外国人を雇用した企業は、「外国人雇用状況の届出」の提出が必要です。正社員雇用の場合、「雇用保険被保険者資格取得届」をすると「外国人雇用状況の届出」をしたと見做されます。
「外国人雇用状況の届出」を怠った場合、30万円以下の罰金が科せられる可能性があるので、忘れずに手続きしましょう。
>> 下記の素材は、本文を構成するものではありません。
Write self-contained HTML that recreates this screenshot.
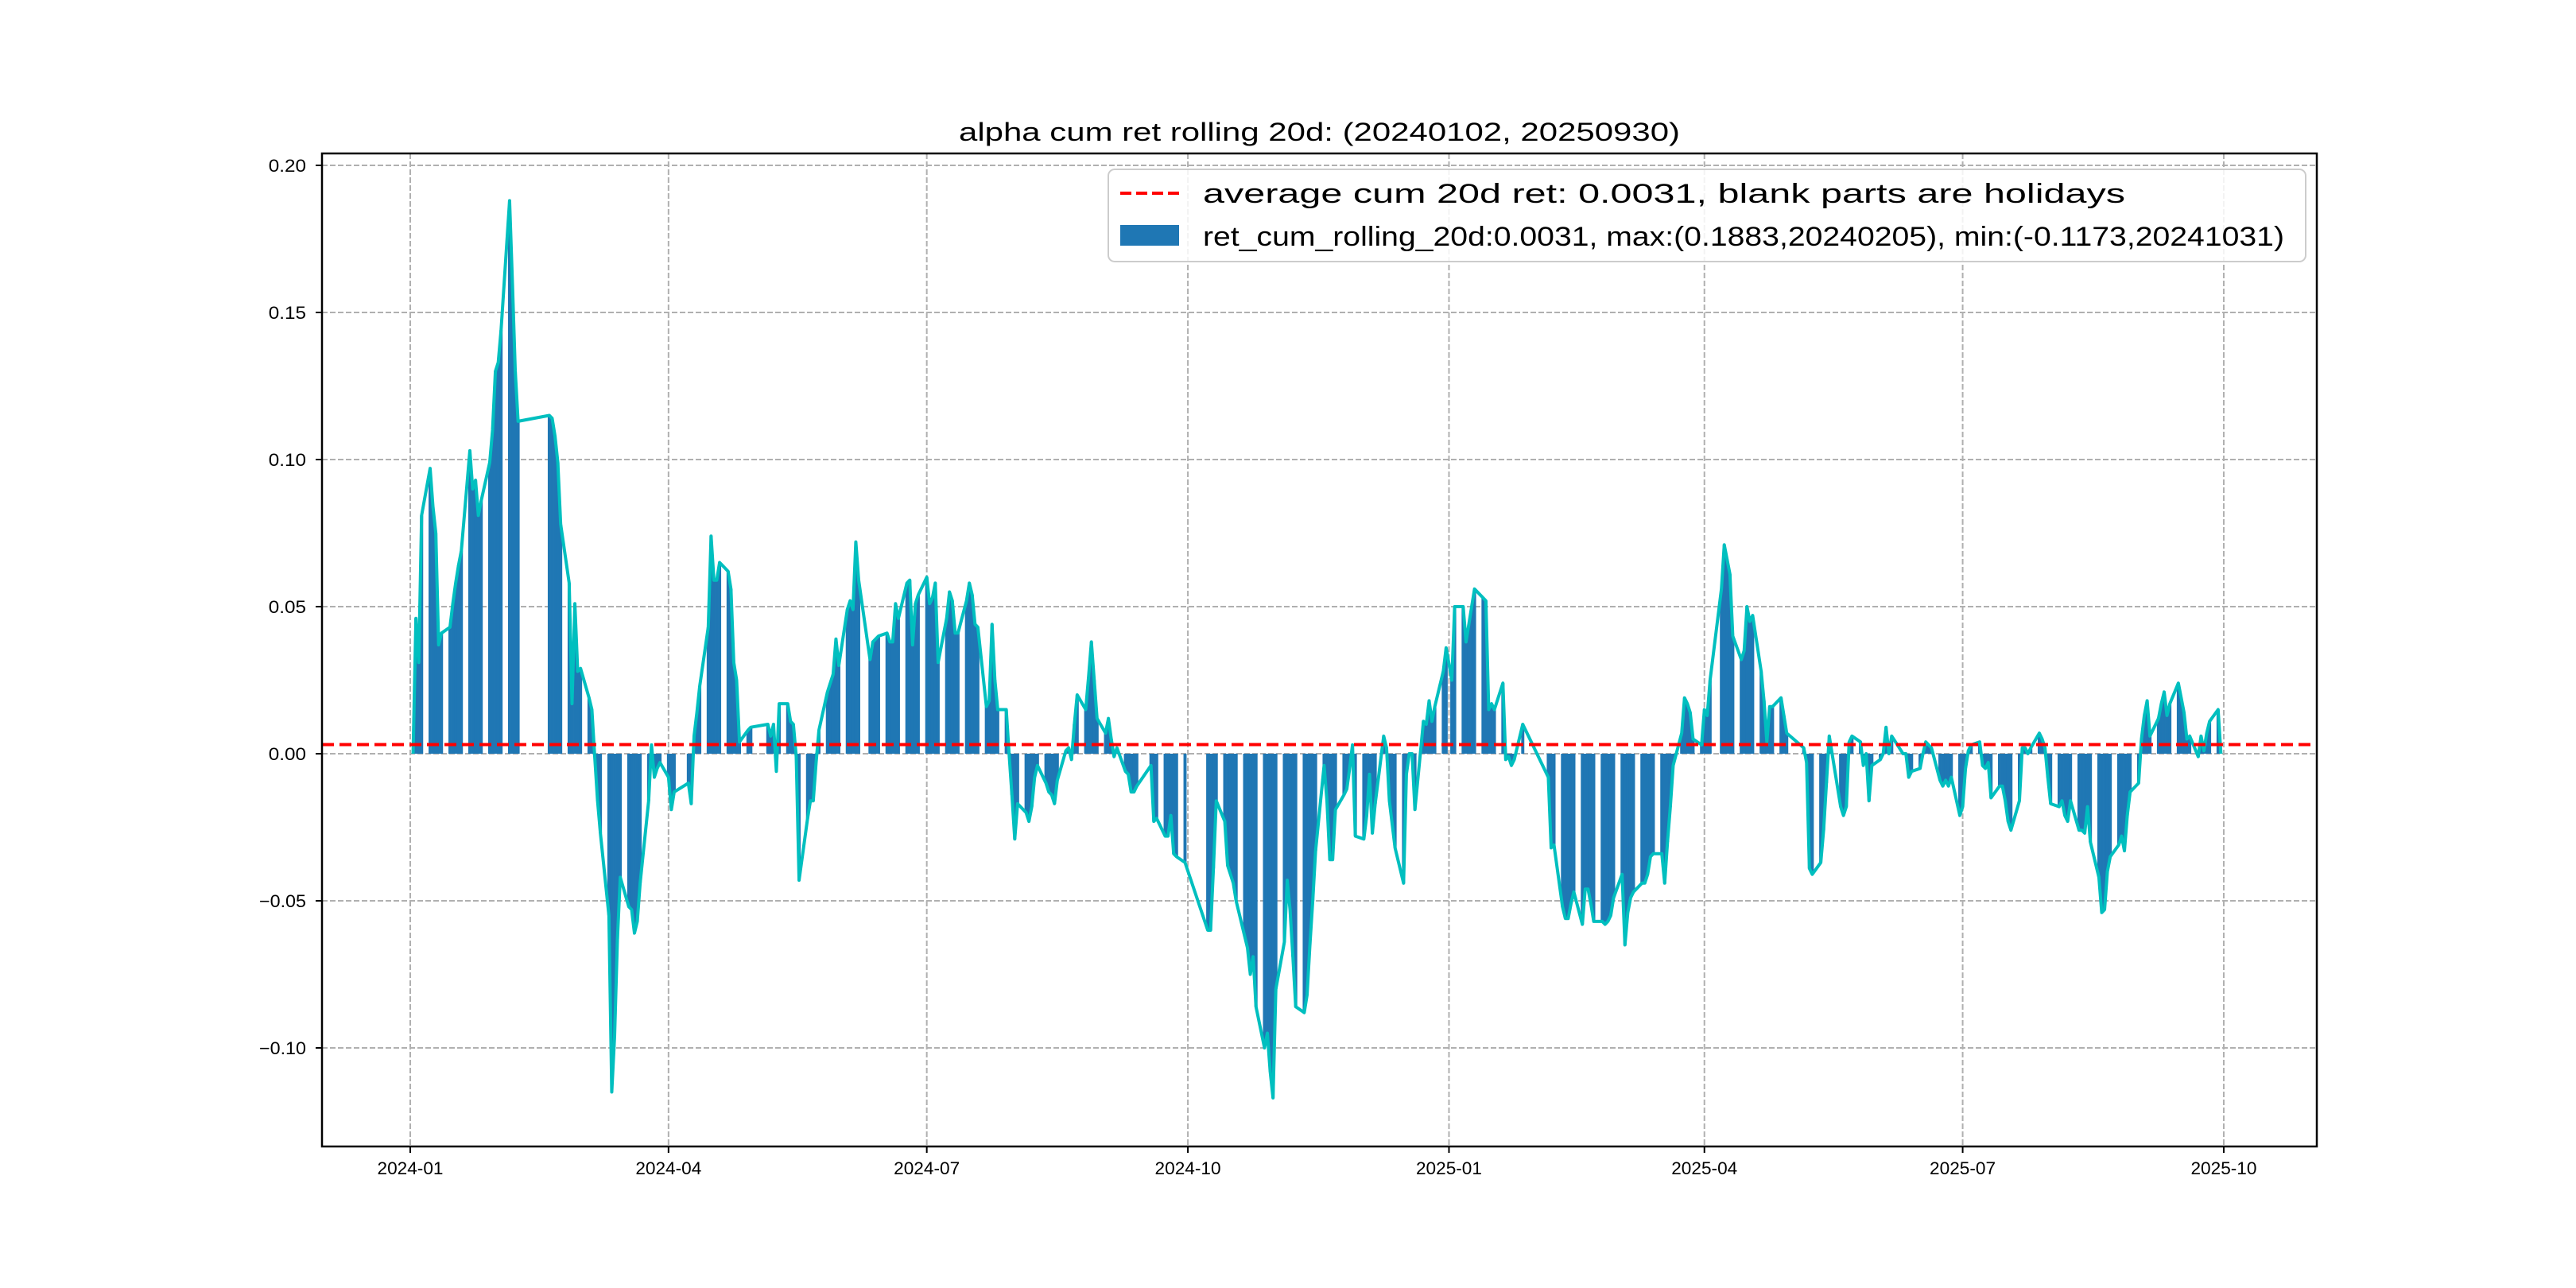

「外国人雇用状況届出書」について詳しく知りたい方は「外国人を雇用したらハローワークへの届出が必要!手続きの方法や注意点」や「「外国人雇用状況の届出」は事業主の義務!届出事項を企業向けに解説」のコラムをご覧ください。

参照元
出入国在留管理庁「就労資格証明書(入管法第19条の2)
出入国在留管理庁「在留資格変更許可申請
出入国在留管理庁「在留資格認定証明書交付申請
厚生労働省「外国人雇用状況の届出について

外国人労働者が日本で正社員を目指す理由

充実した社会保障制度や賃金水準の高さ、治安の良さなどに魅力を感じて、日本で正社員を目指す外国人は多い傾向にあります。外国人が日本で正社員を目指す理由を把握しておくと、求人作成の際に役立つでしょう。

賃金水準が高い

母国よりも賃金水準が高いために、日本で正社員を目指す外国人がいます。OECD(経済協力開発機構)がまとめた2022年の平均賃金 (Average wage)を見ると、日本はアジアで2番目に賃金が高い国でした。日本のほうが平均賃金が高いため、収入増加を見込んで多くの外国人がアジア諸国から日本に来て働いています。
日本に来日して就労する理由は、「母国にいる家族に仕送りをしたい」「将来のために蓄えを作っておきたい」など、さまざまです。

社会保障制度が整っている

世界的に見ても、日本は社会保障制度が手厚い国です。正社員として雇用されると、外国人も健康保険や国民年金、厚生年金保険に加入可能です。
なお、正社員雇用を希望する外国人のなかには、日本の社会保障制度に魅力を感じていても詳細を知らない人がいます。たとえば、よくある質問が「将来は年金をもらえるか?」です。このような質問をされたら、「国民年金は10年以上加入すると、帰国後でも給付金を受け取れる」と伝えましょう。年金の支払い年数が6ヶ月以上10年未満で帰国する場合は、「国民年金の脱退一時金」を請求できるという説明もすると親切です。

治安が良く生活しやすい

日本は諸外国に比べて、治安が良い国とされています。法律で銃や刃物、ボウガンなどの所持が禁止されており、テロや暴動が起きる可能性は限りなく少ないといえるでしょう。
夜遅くに出歩けるほどの治安の良さに「日本で生活したい」と考え、正社員雇用を希望する外国人もいます。

日本で働いた経験が母国で活かせる

「日本で数年働いたのち、身に付けた知識や技術を母国で活かしたい」と考える人も珍しくありません。日本には海外で高い評価を得ている企業や製品があります。特に日本のものづくりやテクノロジー技術は母国で働く際に役立つことが多いため、将来を見据えて習得したいと考える人もいるのです。

安定した雇用が約束されている

安定した雇用が約束されていることにメリットを感じて、日本で正社員をめざす外国人もいます。日本以外の国では、業績の悪化やプロジェクトの終了を理由に即日解雇をする企業も珍しくありません。一方、日本は終身雇用の考えが根づいており、一度正社員雇用された人材は問題がない限り定年まで雇用するのが一般的です。なかには、勤続年数や年齢に応じて安定的に給料を上げる企業もあるでしょう。理由なく解雇される心配がなく給料も安定しているため、日本で正社員として働きたいと考える外国人もいます。

参照元
日本年金機構「脱退一時金の制度

 

まとめ

少子高齢化による人材不足が深刻な日本において、企業が外国人を正社員雇用するメリットは大きいといえます。しかし、注意点も把握しておかなければトラブルに発展しかねません。外国人を正社員雇用するメリットと注意点、雇用までの流れなどをきちんと把握したうえで、自社にふさわしい人材の確保を目指しましょう。